Washington’s favorite Venezuelan opposition leader exposes links with Colombian paramilitary and narco networks
While the US and its allies glorify Leopoldo López as a new MLK, the US-backed Venezuelan opposition collaborates with Colombia’s narco-affiliated, death squad-sponsoring former President Álvaro Uribe.
by Ben Norton
Part 7 - Saving face in photo op with liberal Bogotá mayor
Leopoldo López’s meeting with Álvaro Uribe triggered condemnations from even staunch supporters of the Venezuelan opposition.
The avowedly anti-Chavista Americas director of the billionaire-funded US-based NGO Human Rights Watch (HRW), José Miguel Vivanco, lambasted López for the meeting, calling it a “grave mistake” that “does a lot of damage to his credibility.”
HRW has spent years heroizing the coup-plotting Venezuelan opposition leader, portraying López as a “prisoner of conscience” and “Venezuela’s most prominent political prisoner” before he was released in a failed coup attempt on April 30, 2019.
Vivanco is closely allied with far-right forces across Latin America, and has aggressively lobbied for US sanctions on Venezuela and Nicaragua. But López’s friendly chat with Uribe was even too much for him.
Facing mounting criticism over his radical antics, and desperate to save face, Leopoldo López sought out a photo-op with the liberal mayor of Bogotá, Claudia López, in what Latin American media outlets referred to as a “surprise.”
Claudia López hails from Colombia’s centrist Green Alliance party. She is an open lesbian and supports progressive cultural policies, but is careful to never diverge from certain dogmas when regional politics are concerned, harshly criticizing Venezuela and other leftist governments in Latin America.

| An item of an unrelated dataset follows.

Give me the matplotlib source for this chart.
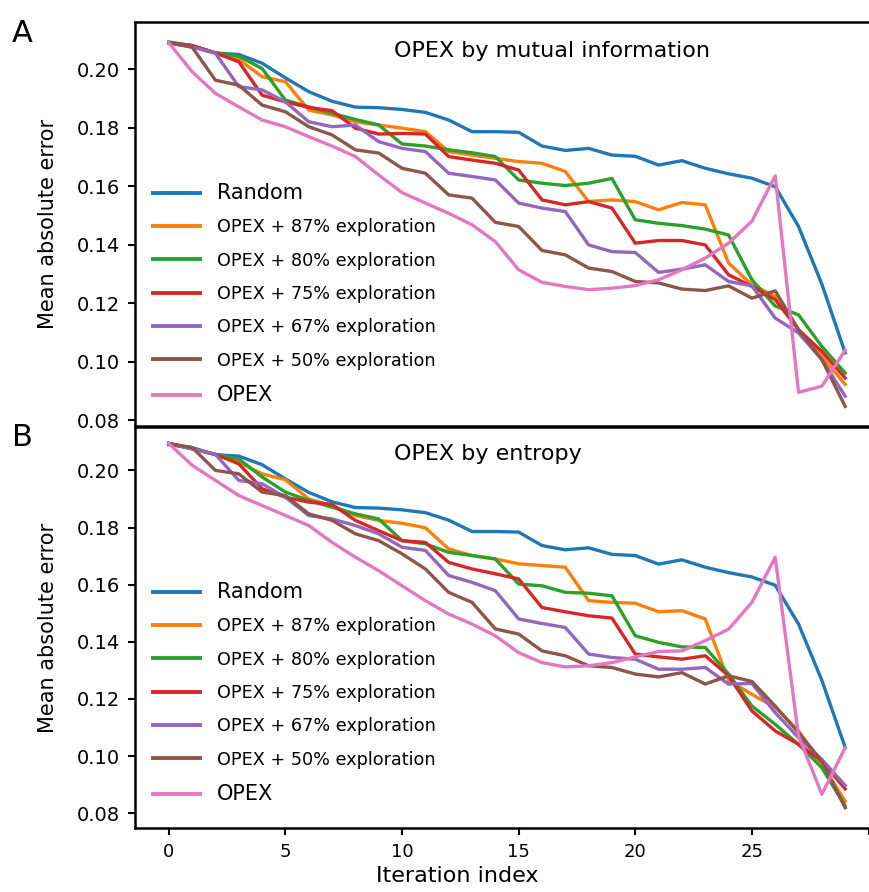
import numpy as np
import matplotlib
matplotlib.use("Agg")
import matplotlib.pyplot as plt

# ---- data ----
iters = np.arange(30)

random_mae = [0.209, 0.208, 0.2055, 0.205, 0.202, 0.197, 0.1923, 0.189, 0.187, 0.1868,
              0.1862, 0.1852, 0.1826, 0.1786, 0.1786, 0.1784, 0.1737, 0.1722, 0.1729, 0.1706,
              0.1702, 0.1672, 0.1687, 0.1661, 0.1642, 0.1627, 0.1598, 0.1462, 0.1265, 0.1030]

# panel A: OPEX by mutual information
mi_87 = [0.209, 0.208, 0.2055, 0.2033, 0.1974, 0.1957, 0.186, 0.1843, 0.182, 0.1809,
         0.1798, 0.1786, 0.1718, 0.1706, 0.1695, 0.1684, 0.1678, 0.165, 0.1547, 0.1553,
         0.1547, 0.1519, 0.1544, 0.1536, 0.1337, 0.1263, 0.1223, 0.1109, 0.1018, 0.0922]
mi_80 = [0.2093, 0.208, 0.2055, 0.2044, 0.2002, 0.1894, 0.1871, 0.1849, 0.1828, 0.1809,
         0.1744, 0.1737, 0.1724, 0.1714, 0.1701, 0.1621, 0.161, 0.1602, 0.161, 0.1626,
         0.1485, 0.1473, 0.1465, 0.1453, 0.1433, 0.128, 0.119, 0.116, 0.1052, 0.0961]
mi_75 = [0.209, 0.208, 0.2055, 0.2025, 0.1911, 0.1888, 0.1869, 0.1858, 0.1798, 0.1778,
         0.178, 0.1778, 0.1701, 0.1689, 0.1678, 0.1655, 0.1553, 0.1536, 0.1547, 0.1525,
         0.1405, 0.1414, 0.1414, 0.1399, 0.1297, 0.1257, 0.1212, 0.1109, 0.1035, 0.0944]
mi_67 = [0.209, 0.2075, 0.2054, 0.194, 0.1929, 0.1888, 0.182, 0.1803, 0.1809, 0.1752,
         0.1729, 0.1718, 0.1644, 0.1633, 0.1621, 0.1542, 0.1525, 0.1513, 0.1399, 0.1376,
         0.1373, 0.1305, 0.1316, 0.1331, 0.1274, 0.1259, 0.1149, 0.1098, 0.1007, 0.0882]
mi_50 = [0.209, 0.2075, 0.1962, 0.1945, 0.1877, 0.1854, 0.1803, 0.1775, 0.1724, 0.1713,
         0.1661, 0.1644, 0.157, 0.1559, 0.1476, 0.1462, 0.138, 0.1365, 0.132, 0.1308,
         0.1274, 0.1269, 0.1248, 0.1243, 0.1259, 0.1217, 0.1242, 0.1109, 0.1007, 0.0847]
mi_opex = [0.209, 0.1991, 0.1917, 0.1871, 0.1826, 0.1803, 0.1769, 0.1737, 0.1701, 0.1638,
           0.1578, 0.1542, 0.1507, 0.1468, 0.141, 0.1314, 0.1271, 0.1257, 0.1246, 0.1251,
           0.126, 0.128, 0.1314, 0.1354, 0.1405, 0.148, 0.1635, 0.0895, 0.0916, 0.1039]

# panel B: OPEX by entropy
en_87 = [0.2094, 0.2076, 0.2056, 0.2029, 0.1988, 0.1967, 0.19, 0.1877, 0.1842, 0.1825,
         0.1815, 0.1799, 0.1725, 0.1702, 0.169, 0.1673, 0.1667, 0.1661, 0.1544, 0.1538,
         0.1535, 0.1505, 0.1509, 0.148, 0.1265, 0.1216, 0.117, 0.1088, 0.0971, 0.0842]
en_80 = [0.2094, 0.2076, 0.2056, 0.204, 0.1977, 0.1924, 0.1895, 0.1871, 0.1848, 0.183,
         0.1754, 0.1743, 0.1713, 0.1702, 0.169, 0.1602, 0.1596, 0.1573, 0.157, 0.1561,
         0.1421, 0.1398, 0.1382, 0.138, 0.1287, 0.1175, 0.1111, 0.1041, 0.0959, 0.0825]
en_75 = [0.2094, 0.2076, 0.2056, 0.2023, 0.1936, 0.1906, 0.1889, 0.1881, 0.1825, 0.1789,
         0.1754, 0.1748, 0.1678, 0.1655, 0.1638, 0.162, 0.152, 0.1505, 0.1491, 0.1483,
         0.1357, 0.1347, 0.1339, 0.1351, 0.1281, 0.1158, 0.1088, 0.1041, 0.0982, 0.0885]
en_67 = [0.2094, 0.2076, 0.2056, 0.1965, 0.1953, 0.1906, 0.1842, 0.183, 0.1807, 0.1778,
         0.1731, 0.172, 0.1632, 0.1608, 0.1579, 0.148, 0.1464, 0.145, 0.1357, 0.1345,
         0.1339, 0.1304, 0.1304, 0.131, 0.1252, 0.1254, 0.1152, 0.1064, 0.0988, 0.0897]
en_50 = [0.2094, 0.208, 0.2, 0.1988, 0.1924, 0.1912, 0.1848, 0.1825, 0.1778, 0.1754,
         0.1708, 0.1655, 0.1573, 0.1538, 0.1445, 0.1427, 0.1368, 0.1351, 0.1316, 0.131,
         0.1287, 0.1277, 0.1292, 0.1252, 0.1281, 0.1261, 0.1175, 0.1082, 0.0982, 0.0819]
en_opex = [0.2094, 0.2018, 0.1965, 0.1912, 0.1877, 0.1842, 0.1807, 0.1748, 0.1696, 0.1649,
           0.1596, 0.1544, 0.1497, 0.1462, 0.1421, 0.1362, 0.1327, 0.1312, 0.1316, 0.1327,
           0.1347, 0.1366, 0.1368, 0.1404, 0.1444, 0.1538, 0.1696, 0.107, 0.0866, 0.1029]

labels = ["Random", "OPEX + 87% exploration", "OPEX + 80% exploration",
          "OPEX + 75% exploration", "OPEX + 67% exploration",
          "OPEX + 50% exploration", "OPEX"]
colors = ["#1f77b4", "#ff7f0e", "#2ca02c", "#d62728", "#9467bd", "#8c564b", "#e377c2"]
yticks = [0.08, 0.10, 0.12, 0.14, 0.16, 0.18, 0.20]
xticks = [0, 5, 10, 15, 20, 25, 30]
xticklabels = ["0", "5", "10", "15", "20", "25", ""]  # 30 falls off the cropped edge

panels = [
    ("A", "OPEX by mutual information",
     [random_mae, mi_87, mi_80, mi_75, mi_67, mi_50, mi_opex], (0.078, 0.2161)),
    ("B", "OPEX by entropy",
     [random_mae, en_87, en_80, en_75, en_67, en_50, en_opex], (0.0748, 0.2152)),
]

fig = plt.figure(figsize=(8.69, 8.92), dpi=100)
W, H = 869, 892
# axes boxes in pixels (left, top, right, bottom); right edge runs past the figure
boxes = [(135, 22, 879, 426), (135, 427, 879, 828)]

for k, ((letter, title, series, ylim), (l, t, r, b)) in enumerate(zip(panels, boxes)):
    ax = fig.add_axes([l / W, (H - b) / H, (r - l) / W, (b - t) / H])
    for y, lab, c in zip(series, labels, colors):
        ax.plot(iters, y, color=c, lw=2.4, label=lab)
    ax.set_xlim(-1.45, 30.45)
    ax.set_ylim(*ylim)
    ax.set_yticks(yticks)
    ax.set_yticklabels([f"{v:.2f}" for v in yticks])
    ax.set_xticks(xticks)
    ax.set_xticklabels(xticklabels)
    for s in ax.spines.values():
        s.set_linewidth(1.8)
    ax.tick_params(axis="y", labelsize=14, length=5, width=1.5, pad=6)
    ax.tick_params(axis="x", labelsize=13, length=5, width=1.5, pad=6)
    ax.set_ylabel("Mean absolute error", fontsize=15)
    ax.yaxis.set_label_coords(-0.104, 0.5)
    if k == 0:
        ax.tick_params(axis="x", bottom=False, labelbottom=False)
    else:
        ax.set_xlabel("Iteration index", fontsize=16)
        ax.xaxis.set_label_coords(0.433, -0.095)

    ax.text(0.348, 0.928 if k == 0 else 0.933, title, transform=ax.transAxes,
            ha="left", va="center", fontsize=16)
    fig.text(12 / W, 1 - (34 if k == 0 else 438) / H, letter, fontsize=22,
             ha="left", va="center")

    leg = ax.legend(loc="lower left", frameon=False, fontsize=12.7,
                    bbox_to_anchor=(0.024, 0.052 if k == 0 else 0.06),
                    borderpad=0, borderaxespad=0, handlelength=2.67,
                    handletextpad=0.95, labelspacing=0.87)
    for txt in leg.get_texts():
        if txt.get_text() in ("Random", "OPEX"):
            txt.set_fontsize(15)
    for ln in leg.get_lines():
        ln.set_linewidth(2.8)

fig.savefig("out.png", dpi=100)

On December 17, the mayor held an event in Bogotá featuring Leopoldo López alongside Venezuelan migrants. She praised the Venezuelan opposition leader, saying, “It makes me happy to see him free.”
In her tweet, Claudia López also went out of her way to demonize Venezuela’s democratically elected government as a “dictatorship”.
The photo-op was clearly aimed at papering over Leopoldo’s extreme-right image, portraying him as a supporter of political pluralism who can make common cause with liberals. For Claudia López, it was a way of reassuring conservative critics that she would faithfully line up against revolutionary left-wing forces in the region.
But it was not enough to deflect from the ultimate agenda of Leopoldo López. His trip represented the open consolidation of an alliance between the putschist forces under his control and a Colombian government intimately intertwined with drug trafficking and criminal networks, both hellbent on crushing the leftists in their midst.